### TASK INSTRUCTIONS:
Pictures are excluded. Copy exactly, and only, the lines from the one containing "Rebuild this chart" through the one containing "const axisATicks = [-3, -2, -1, 0, 1];", both ends included.

### TASK MATERIAL:
+ + +

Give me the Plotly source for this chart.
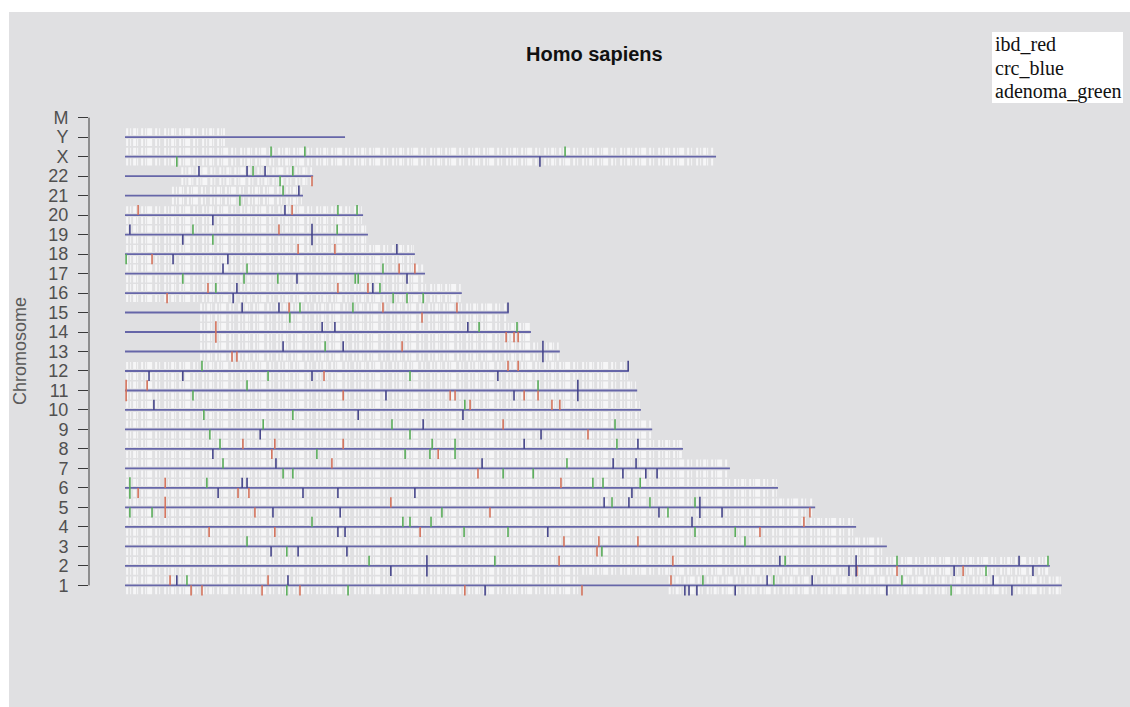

+ + +

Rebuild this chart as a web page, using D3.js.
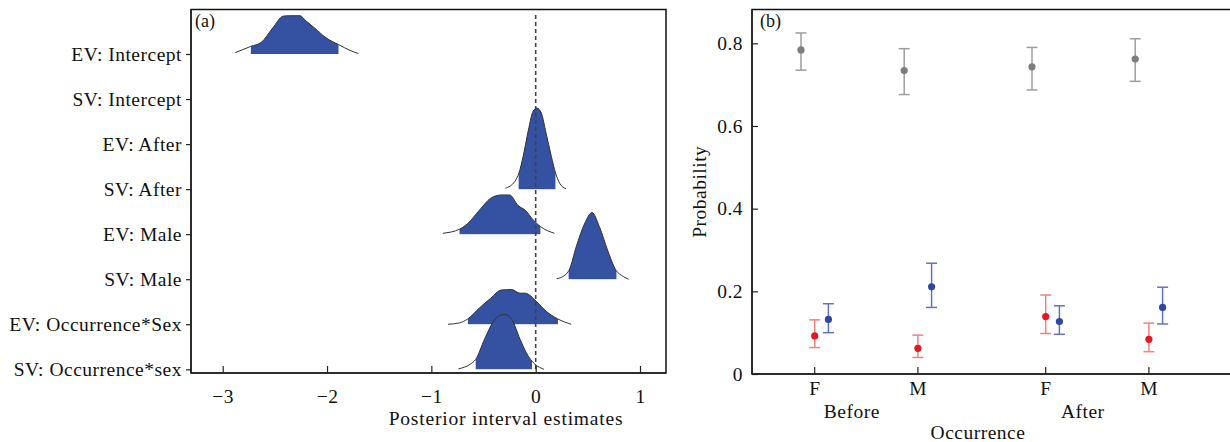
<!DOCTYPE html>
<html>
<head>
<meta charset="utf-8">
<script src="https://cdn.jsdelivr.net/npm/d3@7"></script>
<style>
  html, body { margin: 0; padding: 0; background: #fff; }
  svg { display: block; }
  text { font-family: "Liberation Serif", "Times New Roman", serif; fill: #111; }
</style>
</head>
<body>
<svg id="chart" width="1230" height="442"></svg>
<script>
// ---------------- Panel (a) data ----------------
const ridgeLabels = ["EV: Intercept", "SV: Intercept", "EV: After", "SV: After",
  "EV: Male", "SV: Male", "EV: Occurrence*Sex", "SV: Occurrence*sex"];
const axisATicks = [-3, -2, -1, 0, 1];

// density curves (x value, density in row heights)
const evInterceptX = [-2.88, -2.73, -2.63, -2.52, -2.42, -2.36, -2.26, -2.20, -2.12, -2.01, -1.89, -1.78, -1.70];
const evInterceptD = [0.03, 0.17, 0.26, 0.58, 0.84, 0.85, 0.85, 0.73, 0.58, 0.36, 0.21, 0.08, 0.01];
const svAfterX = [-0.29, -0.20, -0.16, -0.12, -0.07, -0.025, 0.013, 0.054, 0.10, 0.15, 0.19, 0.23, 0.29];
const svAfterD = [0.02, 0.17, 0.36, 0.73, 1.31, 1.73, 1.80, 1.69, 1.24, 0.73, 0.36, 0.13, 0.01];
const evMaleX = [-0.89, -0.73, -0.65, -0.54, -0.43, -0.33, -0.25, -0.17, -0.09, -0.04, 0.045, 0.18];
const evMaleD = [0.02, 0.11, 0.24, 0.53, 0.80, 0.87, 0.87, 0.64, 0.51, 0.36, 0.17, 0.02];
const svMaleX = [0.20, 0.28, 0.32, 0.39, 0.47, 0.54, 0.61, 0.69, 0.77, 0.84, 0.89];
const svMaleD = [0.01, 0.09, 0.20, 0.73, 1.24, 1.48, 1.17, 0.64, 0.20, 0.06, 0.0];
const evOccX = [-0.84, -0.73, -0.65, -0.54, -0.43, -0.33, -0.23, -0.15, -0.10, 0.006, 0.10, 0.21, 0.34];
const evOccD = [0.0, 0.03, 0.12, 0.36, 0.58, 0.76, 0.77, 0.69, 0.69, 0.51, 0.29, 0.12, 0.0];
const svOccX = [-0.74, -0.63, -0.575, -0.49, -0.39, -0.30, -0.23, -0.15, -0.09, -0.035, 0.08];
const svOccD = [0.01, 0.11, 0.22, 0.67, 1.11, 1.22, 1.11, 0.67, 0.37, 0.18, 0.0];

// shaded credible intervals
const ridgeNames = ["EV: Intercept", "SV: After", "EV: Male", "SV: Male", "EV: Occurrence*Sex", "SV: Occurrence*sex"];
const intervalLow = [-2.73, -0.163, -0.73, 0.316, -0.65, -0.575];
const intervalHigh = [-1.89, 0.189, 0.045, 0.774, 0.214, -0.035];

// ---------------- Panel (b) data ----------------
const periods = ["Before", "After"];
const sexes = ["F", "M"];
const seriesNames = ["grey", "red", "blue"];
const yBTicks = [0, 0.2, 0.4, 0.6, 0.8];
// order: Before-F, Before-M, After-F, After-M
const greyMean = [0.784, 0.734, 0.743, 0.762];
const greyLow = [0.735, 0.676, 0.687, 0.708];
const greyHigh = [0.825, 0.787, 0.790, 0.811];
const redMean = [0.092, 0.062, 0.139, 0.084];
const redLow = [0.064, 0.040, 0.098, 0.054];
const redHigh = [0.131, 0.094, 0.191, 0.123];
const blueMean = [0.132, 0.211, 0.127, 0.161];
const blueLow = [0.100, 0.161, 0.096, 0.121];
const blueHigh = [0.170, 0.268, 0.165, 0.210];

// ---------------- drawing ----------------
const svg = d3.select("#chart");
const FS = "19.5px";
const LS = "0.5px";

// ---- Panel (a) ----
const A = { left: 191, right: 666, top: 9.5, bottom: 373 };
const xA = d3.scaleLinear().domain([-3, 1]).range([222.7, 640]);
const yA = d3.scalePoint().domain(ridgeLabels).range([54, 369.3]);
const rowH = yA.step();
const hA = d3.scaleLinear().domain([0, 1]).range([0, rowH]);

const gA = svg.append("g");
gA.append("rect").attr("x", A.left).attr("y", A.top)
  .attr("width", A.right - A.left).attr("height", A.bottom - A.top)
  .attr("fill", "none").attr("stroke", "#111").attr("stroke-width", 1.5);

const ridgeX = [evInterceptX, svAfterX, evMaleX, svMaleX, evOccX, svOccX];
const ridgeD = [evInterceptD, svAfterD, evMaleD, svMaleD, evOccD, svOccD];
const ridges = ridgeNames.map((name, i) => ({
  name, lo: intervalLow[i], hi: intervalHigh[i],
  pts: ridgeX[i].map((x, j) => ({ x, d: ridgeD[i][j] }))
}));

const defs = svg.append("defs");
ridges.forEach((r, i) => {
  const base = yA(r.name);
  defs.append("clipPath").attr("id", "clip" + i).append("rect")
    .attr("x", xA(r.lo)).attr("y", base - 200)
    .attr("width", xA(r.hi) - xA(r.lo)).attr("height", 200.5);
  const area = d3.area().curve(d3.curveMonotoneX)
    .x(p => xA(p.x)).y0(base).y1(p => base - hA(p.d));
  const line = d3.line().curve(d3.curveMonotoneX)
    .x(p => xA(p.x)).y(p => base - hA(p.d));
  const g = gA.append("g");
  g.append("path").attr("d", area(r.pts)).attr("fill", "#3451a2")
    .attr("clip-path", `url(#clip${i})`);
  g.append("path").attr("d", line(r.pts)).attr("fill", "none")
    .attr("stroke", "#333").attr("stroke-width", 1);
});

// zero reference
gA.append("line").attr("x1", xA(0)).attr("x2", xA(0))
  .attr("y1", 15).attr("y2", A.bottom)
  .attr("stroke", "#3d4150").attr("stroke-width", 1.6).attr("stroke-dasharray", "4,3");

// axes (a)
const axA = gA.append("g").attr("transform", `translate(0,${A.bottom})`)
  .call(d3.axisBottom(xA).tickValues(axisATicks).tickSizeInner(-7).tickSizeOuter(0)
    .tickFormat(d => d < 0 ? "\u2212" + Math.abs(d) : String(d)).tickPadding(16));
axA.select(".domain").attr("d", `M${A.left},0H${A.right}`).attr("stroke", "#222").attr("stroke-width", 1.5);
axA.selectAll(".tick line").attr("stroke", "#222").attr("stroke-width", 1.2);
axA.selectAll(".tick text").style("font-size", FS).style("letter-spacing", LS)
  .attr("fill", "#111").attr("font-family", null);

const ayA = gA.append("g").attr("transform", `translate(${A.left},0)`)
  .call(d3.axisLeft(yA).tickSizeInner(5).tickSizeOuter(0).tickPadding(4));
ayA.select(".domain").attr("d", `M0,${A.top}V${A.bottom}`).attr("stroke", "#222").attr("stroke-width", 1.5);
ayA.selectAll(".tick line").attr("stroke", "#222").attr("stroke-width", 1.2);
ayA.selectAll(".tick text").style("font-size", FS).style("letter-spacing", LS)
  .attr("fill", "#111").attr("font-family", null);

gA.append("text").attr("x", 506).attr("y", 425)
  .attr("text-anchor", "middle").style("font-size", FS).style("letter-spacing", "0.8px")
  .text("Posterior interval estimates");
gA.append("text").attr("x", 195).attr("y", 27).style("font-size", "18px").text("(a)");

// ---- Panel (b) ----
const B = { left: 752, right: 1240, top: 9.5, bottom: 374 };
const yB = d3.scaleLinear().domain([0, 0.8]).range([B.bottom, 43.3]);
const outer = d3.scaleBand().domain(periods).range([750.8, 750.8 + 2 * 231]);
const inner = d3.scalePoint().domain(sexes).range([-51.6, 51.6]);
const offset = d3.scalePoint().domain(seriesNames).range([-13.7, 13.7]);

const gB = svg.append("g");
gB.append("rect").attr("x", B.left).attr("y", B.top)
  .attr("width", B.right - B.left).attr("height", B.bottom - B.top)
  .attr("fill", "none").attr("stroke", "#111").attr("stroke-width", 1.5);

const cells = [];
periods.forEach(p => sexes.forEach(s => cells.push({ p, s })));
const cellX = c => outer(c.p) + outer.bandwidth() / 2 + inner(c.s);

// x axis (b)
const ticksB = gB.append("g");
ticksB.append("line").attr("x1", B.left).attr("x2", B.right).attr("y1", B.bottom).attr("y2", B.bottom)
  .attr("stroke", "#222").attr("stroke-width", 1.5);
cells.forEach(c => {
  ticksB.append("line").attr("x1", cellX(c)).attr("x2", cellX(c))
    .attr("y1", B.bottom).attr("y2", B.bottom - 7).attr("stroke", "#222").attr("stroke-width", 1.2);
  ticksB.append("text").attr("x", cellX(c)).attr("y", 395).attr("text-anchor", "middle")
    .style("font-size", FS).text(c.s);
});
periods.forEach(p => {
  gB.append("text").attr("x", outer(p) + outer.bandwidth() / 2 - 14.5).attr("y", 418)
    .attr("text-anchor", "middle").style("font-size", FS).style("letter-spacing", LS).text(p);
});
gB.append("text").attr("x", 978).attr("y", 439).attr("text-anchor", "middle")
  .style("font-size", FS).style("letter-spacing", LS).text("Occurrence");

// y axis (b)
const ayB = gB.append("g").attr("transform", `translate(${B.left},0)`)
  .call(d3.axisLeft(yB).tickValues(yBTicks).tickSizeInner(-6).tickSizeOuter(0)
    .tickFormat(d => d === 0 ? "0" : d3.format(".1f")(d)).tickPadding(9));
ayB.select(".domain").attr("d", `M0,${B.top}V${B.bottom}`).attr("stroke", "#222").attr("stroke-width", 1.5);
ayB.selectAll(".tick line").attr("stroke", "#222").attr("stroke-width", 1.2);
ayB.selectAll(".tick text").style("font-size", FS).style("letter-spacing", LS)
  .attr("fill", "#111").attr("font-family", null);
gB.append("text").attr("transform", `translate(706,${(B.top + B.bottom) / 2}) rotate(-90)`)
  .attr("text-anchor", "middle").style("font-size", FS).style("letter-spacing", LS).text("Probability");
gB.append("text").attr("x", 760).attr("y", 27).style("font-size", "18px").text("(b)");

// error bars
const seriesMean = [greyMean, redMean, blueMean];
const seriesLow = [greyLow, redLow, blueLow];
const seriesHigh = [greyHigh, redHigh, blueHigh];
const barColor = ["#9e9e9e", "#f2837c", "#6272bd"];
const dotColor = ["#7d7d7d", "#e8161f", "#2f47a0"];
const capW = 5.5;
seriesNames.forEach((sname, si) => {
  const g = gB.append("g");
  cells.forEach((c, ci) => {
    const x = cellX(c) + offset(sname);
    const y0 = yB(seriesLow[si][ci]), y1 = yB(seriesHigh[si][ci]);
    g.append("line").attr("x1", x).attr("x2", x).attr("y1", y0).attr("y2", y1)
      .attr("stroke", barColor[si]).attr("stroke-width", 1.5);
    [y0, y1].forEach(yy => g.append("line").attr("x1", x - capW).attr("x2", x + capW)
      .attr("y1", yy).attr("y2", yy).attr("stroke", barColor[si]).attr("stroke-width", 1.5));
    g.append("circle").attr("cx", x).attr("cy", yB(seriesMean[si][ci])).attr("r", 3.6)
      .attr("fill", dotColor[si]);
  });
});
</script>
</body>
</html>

+ + +

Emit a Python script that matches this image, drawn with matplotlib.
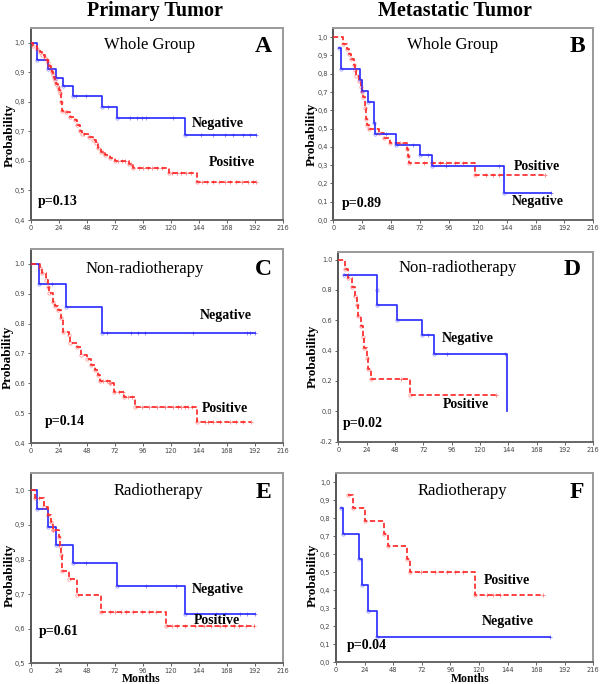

+ + +

### PROBLEM SOLUTION:
Rebuild this chart as a web page, using D3.js.
<!DOCTYPE html>
<html>
<head>
<meta charset="utf-8">
<script src="https://cdn.jsdelivr.net/npm/d3@7"></script>
<style>
  html, body { margin: 0; padding: 0; background: #fff; }
  svg { display: block; }
  text { font-family: "Liberation Serif", "Times New Roman", serif; fill: #111; }
</style>
</head>
<body>
<svg id="chart" width="1230" height="442"></svg>
<script>
// ---------------- Panel (a) data ----------------
const ridgeLabels = ["EV: Intercept", "SV: Intercept", "EV: After", "SV: After",
  "EV: Male", "SV: Male", "EV: Occurrence*Sex", "SV: Occurrence*sex"];
const axisATicks = [-3, -2, -1, 0, 1];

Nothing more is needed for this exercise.